TASK OBJECTIVE:
Reproduce nothing but the lines from the start of the material through the line that includes "const cutPoints = [2387, 2681];", both ends included, and omit every picture.

INFORMATION PROVIDED:

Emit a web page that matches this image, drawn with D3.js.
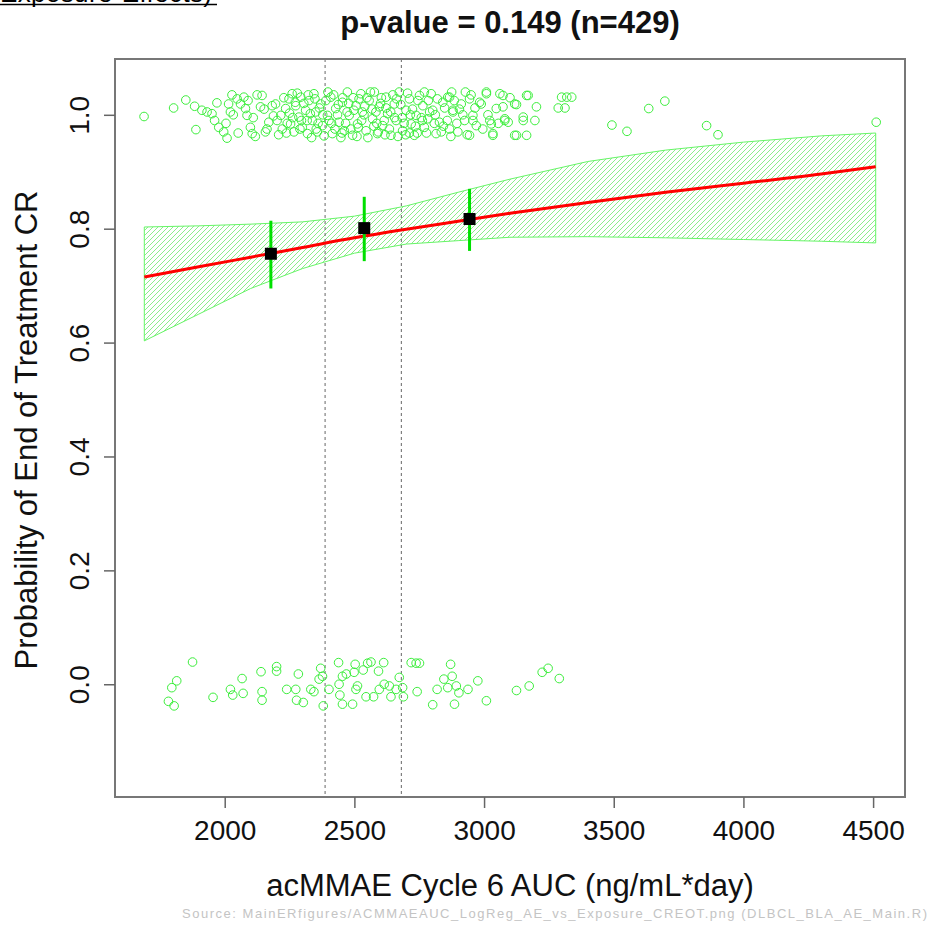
<!DOCTYPE html>
<html>
<head>
<meta charset="utf-8">
<script src="https://cdn.jsdelivr.net/npm/d3@7.9.0/dist/d3.min.js"></script>
<style>
  html, body { margin: 0; padding: 0; background: #fff; }
  svg { display: block; font-family: "Liberation Sans", Arial, sans-serif; }
</style>
</head>
<body>
<div id="chart"></div>
<script>
// x tick values and y tick values
const xTicks = [2000, 2500, 3000, 3500, 4000, 4500];
const yTicks = [0.0, 0.2, 0.4, 0.6, 0.8, 1.0];

// tertile cut points (dashed lines)
const cutPoints = [2387, 2681];

// fitted logistic curve
const fitX = [1690, 1900, 2100, 2300, 2500, 2700, 2900, 3100, 3400, 3700, 4000, 4300, 4510];
const fitY = [0.715, 0.733, 0.750, 0.767, 0.784, 0.799, 0.813, 0.827, 0.846, 0.864, 0.880, 0.896, 0.909];
// 95% band
const bandLo = [0.603, 0.650, 0.695, 0.730, 0.757, 0.773, 0.779, 0.785, 0.786, 0.784, 0.781, 0.778, 0.775];
const bandHi = [0.803, 0.805, 0.808, 0.812, 0.822, 0.840, 0.864, 0.887, 0.918, 0.938, 0.952, 0.963, 0.968];

// observed proportion per tertile with CI
const binX = [2178, 2538, 2944];
const binP = [0.756, 0.801, 0.817];
const binLo = [0.695, 0.743, 0.761];
const binHi = [0.814, 0.856, 0.870];

// responders (jittered around 1)
const resp = [
  [1689,0.997],[1803,1.012],[1850,1.026],[1889,0.974],[1884,1.015],[1912,1.008],[1932,1.005],[1951,1.002],
  [1970,1.021],[1961,0.990],[1977,0.978],[1996,0.970],[2009,0.959],[2015,1.019],[2028,1.035],[2022,1.005],
  [2048,1.028],[2061,1.019],[2074,1.031],[2080,1.011],[2086,0.999],[2099,0.978],[2106,0.967],[2125,1.035],
  [2144,1.034],[2138,1.014],[2157,0.970],[2170,0.987],[2183,1.016],[2196,1.019],[2202,0.990],[2216,0.999],
  [2222,0.975],[2235,1.011],[2248,1.028],[2254,0.984],[2260,1.037],[2267,0.970],[2274,1.016],[2286,0.996],
  [2293,1.031],[2299,0.978],[2312,1.008],[2319,0.967],[2325,1.025],[2338,0.990],[2344,1.037],[2351,1.005],
  [2357,0.970],[2370,1.019],[2377,0.981],[2396,0.999],[2409,1.031],[2415,0.967],[2428,1.011],[2441,0.987],
  [2454,1.022],[2461,0.972],[2473,1.040],[2480,0.999],[2493,0.964],[2506,1.016],[2512,0.984],[2525,1.037],
  [2531,1.005],[2545,0.972],[2557,1.025],[2570,0.993],[2577,1.040],[2589,0.967],[2596,1.014],[2609,0.981],
  [2622,1.031],[2628,1.002],[2641,0.964],[2654,1.019],[2661,0.990],[2673,1.040],[2686,0.972],[2699,1.008],
  [2712,1.028],[2719,0.984],[2731,0.964],[2738,0.999],[2751,1.034],[2764,1.016],[2770,0.978],[2783,0.993],
  [2796,1.037],[2802,1.008],[2815,0.967],[2828,0.987],[2841,1.022],[2860,1.031],[2867,0.975],[2880,1.005],
  [2899,0.970],[2912,1.019],[2925,0.990],[2944,1.028],[2957,0.999],[2970,0.981],[2989,1.019],[3009,1.037],
  [3022,0.990],[3034,0.967],[3047,1.011],[3073,1.034],[3080,0.993],[3118,1.019],[3118,0.964],[3151,0.990],
  [3164,1.034],[2867,1.031],[2880,1.008],[2944,0.964],[2957,0.990],[2983,1.022],[3009,1.040],[3028,0.984],
  [3034,0.964],[3061,1.037],[3073,1.014],[3080,0.990],[3093,0.987],[3125,0.964],[3125,1.018],[3151,0.996],
  [3164,0.964],[3170,1.034],[3196,0.990],[3202,1.014],[3299,1.031],[3319,1.031],[3338,1.031],[3286,1.012],
  [3312,1.012],[3493,0.982],[3551,0.971],[3635,1.011],[3697,1.024],[3858,0.981],[3902,0.965],[4512,0.987],
  [2005,0.985],[2033,1.000],[2052,0.968],[2090,1.025],[2110,0.995],[2118,0.962],[2152,1.010],[2163,0.975],
  [2188,0.998],[2208,0.965],[2228,1.030],[2241,0.985],[2250,1.003],[2262,0.995],[2280,1.038],[2290,0.975],
  [2305,1.020],[2318,0.990],[2330,1.002],[2335,0.960],[2348,1.028],[2360,0.985],[2365,1.012],[2383,0.963],
  [2390,1.025],[2402,0.990],[2420,1.035],[2425,0.975],[2435,1.000],[2448,0.960],[2455,1.030],[2466,0.985],
  [2478,1.020],[2486,0.975],[2498,1.008],[2510,0.962],[2518,1.028],[2528,0.990],[2540,1.015],[2552,0.960],
  [2562,1.040],[2575,0.980],[2583,1.005],[2592,0.970],[2604,1.030],[2615,0.990],[2622,1.012],[2635,0.975],
  [2648,1.035],[2655,0.995],[2668,0.962],[2679,1.018],[2692,0.985],[2705,1.038],[2712,0.968],[2724,1.010],
  [2735,0.980],[2745,1.025],[2758,0.995],[2770,1.040],[2778,0.968],[2790,1.005],[2808,0.985],[2820,1.028],
  [2835,0.970],[2848,1.012],[2858,0.990],[2872,0.962],[2885,1.025],[2895,0.985],[2918,1.000],[2935,0.965],
  [2950,1.035],[2965,1.012],[2995,0.975],[3015,1.000],[3055,0.985],[3100,1.030],
  [2238,0.968],[2272,1.022],[2296,0.990],[2322,1.035],[2353,0.975],[2378,1.000],[2398,1.040],[2412,0.985],
  [2438,1.018],[2452,0.968],[2472,1.005],[2495,1.030],[2515,0.978],[2537,1.000],[2548,1.030],[2568,1.010],
  [2586,0.985],[2601,1.020],[2618,0.965],[2640,1.005],[2662,1.028],[2684,0.995],[2698,0.965],[2716,1.000],
  [2742,0.968],[2762,0.990],[2785,1.025],[2812,1.000],[2843,0.980],[2875,1.040],[2905,1.010],[2928,1.040]
];

// non-responders (jittered around 0)
const nonResp = [
  [1876,0.039],[1815,0.006],[1796,-0.006],[1783,-0.030],[1805,-0.038],[1955,-0.023],[2022,-0.009],[2031,-0.019],
  [2067,0.010],[2071,-0.016],[2140,0.022],[2200,0.031],[2200,0.023],[2144,-0.013],[2144,-0.028],[2239,-0.009],
  [2274,-0.009],[2284,0.018],[2277,-0.028],[2303,-0.032],[2332,-0.009],[2344,-0.013],[2370,0.028],[2364,0.009],
  [2377,0.014],[2380,-0.038],[2402,-0.009],[2439,0.038],[2454,0.014],[2469,0.018],[2441,0.000],[2444,-0.019],
  [2454,-0.035],[2493,-0.035],[2503,0.035],[2499,0.021],[2512,-0.003],[2506,-0.009],[2545,-0.022],[2534,0.025],
  [2551,0.037],[2564,0.039],[2574,-0.022],[2593,0.023],[2613,0.038],[2596,-0.009],[2615,0.000],[2635,-0.003],
  [2641,-0.022],[2661,-0.009],[2673,0.012],[2686,-0.006],[2689,-0.022],[2719,0.038],[2738,0.037],[2751,0.037],
  [2742,-0.013],[2802,-0.036],[2819,-0.009],[2845,0.009],[2860,-0.006],[2871,0.035],[2877,0.014],[2893,-0.003],
  [2903,-0.015],[2886,-0.035],[2938,-0.009],[2976,0.006],[3009,-0.029],[3125,-0.011],[3174,-0.003],[3224,0.021],
  [3247,0.028],[3290,0.010]
];

const W = 932, H = 925;
const plot = { left: 115, right: 905, top: 59, bottom: 797 };

const svg = d3.select("#chart").append("svg")
    .attr("width", W).attr("height", H);

const x = d3.scaleLinear().domain([1577, 4623]).range([plot.left, plot.right]);
const y = d3.scaleLinear().domain([-0.198, 1.098]).range([plot.bottom, plot.top]);

// hatch pattern for the band
const defs = svg.append("defs");
defs.append("pattern")
    .attr("id", "hatch")
    .attr("patternUnits", "userSpaceOnUse")
    .attr("width", 5).attr("height", 5)
  .append("path")
    .attr("d", "M-1,1 L1,-1 M0,5 L5,0 M4,6 L6,4")
    .attr("stroke", "#8ced8c")
    .attr("stroke-width", 1);

const clip = defs.append("clipPath").attr("id", "plotclip");
clip.append("rect")
    .attr("x", plot.left).attr("y", plot.top)
    .attr("width", plot.right - plot.left).attr("height", plot.bottom - plot.top);

// top-left caption, cut by the page edge
svg.append("text")
    .attr("x", 0).attr("y", 2)
    .attr("font-size", 26)
    .attr("fill", "#000")
    .attr("textLength", 212)
    .text("Exposure-Effects)");
svg.append("line")
    .attr("x1", 0).attr("x2", 217).attr("y1", 4.5).attr("y2", 4.5)
    .attr("stroke", "#000").attr("stroke-width", 1.5);

const g = svg.append("g").attr("clip-path", "url(#plotclip)");

// band
const bandData = fitX.map((d, i) => ({ x: d, lo: bandLo[i], hi: bandHi[i] }));
const area = d3.area()
    .x(d => x(d.x))
    .y0(d => y(d.lo))
    .y1(d => y(d.hi));
g.append("path")
    .datum(bandData)
    .attr("d", area)
    .attr("fill", "url(#hatch)")
    .attr("stroke", "#66f566")
    .attr("stroke-width", 1);

// dashed tertile lines
g.selectAll(".cut")
  .data(cutPoints)
  .join("line")
    .attr("x1", d => x(d)).attr("x2", d => x(d))
    .attr("y1", plot.top).attr("y2", plot.bottom)
    .attr("stroke", "#666")
    .attr("stroke-width", 1)
    .attr("stroke-dasharray", "3,3");

// scatter points
const allPts = resp.concat(nonResp);
g.selectAll(".pt")
  .data(allPts)
  .join("circle")
    .attr("cx", d => x(d[0]))
    .attr("cy", d => y(d[1]))
    .attr("r", 4.3)
    .attr("fill", "none")
    .attr("stroke", "#3cee3c")
    .attr("stroke-width", 1);

// fitted line
const fitData = fitX.map((d, i) => [d, fitY[i]]);
g.append("path")
    .datum(fitData)
    .attr("d", d3.line().x(d => x(d[0])).y(d => y(d[1])).curve(d3.curveMonotoneX))
    .attr("fill", "none")
    .attr("stroke", "#ff0000")
    .attr("stroke-width", 3);

// bin error bars + squares
g.selectAll(".eb")
  .data(binX)
  .join("line")
    .attr("x1", d => x(d)).attr("x2", d => x(d))
    .attr("y1", (d, i) => y(binLo[i])).attr("y2", (d, i) => y(binHi[i]))
    .attr("stroke", "#00e000")
    .attr("stroke-width", 3);
g.selectAll(".sq")
  .data(binX)
  .join("rect")
    .attr("x", d => x(d) - 6)
    .attr("y", (d, i) => y(binP[i]) - 6)
    .attr("width", 12).attr("height", 12)
    .attr("fill", "#000");

// plot box
svg.append("rect")
    .attr("x", plot.left).attr("y", plot.top)
    .attr("width", plot.right - plot.left).attr("height", plot.bottom - plot.top)
    .attr("fill", "none")
    .attr("stroke", "#777")
    .attr("stroke-width", 2);

// axes
const xAxis = svg.append("g")
    .attr("transform", `translate(0,${plot.bottom})`)
    .call(d3.axisBottom(x).tickValues(xTicks).tickSize(11).tickPadding(12).tickFormat(d3.format("d")));
const yAxis = svg.append("g")
    .attr("transform", `translate(${plot.left},0)`)
    .call(d3.axisLeft(y).tickValues(yTicks).tickSize(11).tickFormat(d3.format(".1f")));

[xAxis, yAxis].forEach(a => {
  a.select(".domain").remove();
  a.selectAll("line").attr("stroke", "#666").attr("stroke-width", 1.5);
  a.selectAll("text").attr("font-size", 28).attr("fill", "#111")
    .attr("font-family", "'Liberation Sans', Arial, sans-serif");
});
yAxis.selectAll(".tick text")
    .attr("x", null).attr("dy", null)
    .attr("text-anchor", "middle")
    .attr("transform", "translate(-36,0) rotate(-90) translate(0,10)");

// title
svg.append("text")
    .attr("x", 510).attr("y", 33)
    .attr("text-anchor", "middle")
    .attr("font-size", 31).attr("font-weight", "bold")
    .attr("fill", "#111")
    .text("p-value = 0.149 (n=429)");

// axis labels
svg.append("text")
    .attr("x", 510).attr("y", 896)
    .attr("text-anchor", "middle")
    .attr("font-size", 31).attr("fill", "#111")
    .text("acMMAE Cycle 6 AUC (ng/mL*day)");
svg.append("text")
    .attr("transform", `translate(37,${(plot.top + plot.bottom) / 2 + 2}) rotate(-90)`)
    .attr("text-anchor", "middle")
    .attr("font-size", 31).attr("fill", "#111")
    .text("Probability of End of Treatment CR");

// source note
svg.append("text")
    .attr("x", 182).attr("y", 918)
    .attr("font-size", 13).attr("fill", "#c4c4c4")
    .attr("textLength", 745)
    .text("Source: MainERfigures/ACMMAEAUC_LogReg_AE_vs_Exposure_CREOT.png (DLBCL_BLA_AE_Main.R)");
</script>
</body>
</html>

OUTPUT BELOW:
Emit a web page that matches this image, drawn with D3.js.
<!DOCTYPE html>
<html>
<head>
<meta charset="utf-8">
<script src="https://cdn.jsdelivr.net/npm/d3@7.9.0/dist/d3.min.js"></script>
<style>
  html, body { margin: 0; padding: 0; background: #fff; }
  svg { display: block; font-family: "Liberation Sans", Arial, sans-serif; }
</style>
</head>
<body>
<div id="chart"></div>
<script>
// x tick values and y tick values
const xTicks = [2000, 2500, 3000, 3500, 4000, 4500];
const yTicks = [0.0, 0.2, 0.4, 0.6, 0.8, 1.0];

// tertile cut points (dashed lines)
const cutPoints = [2387, 2681];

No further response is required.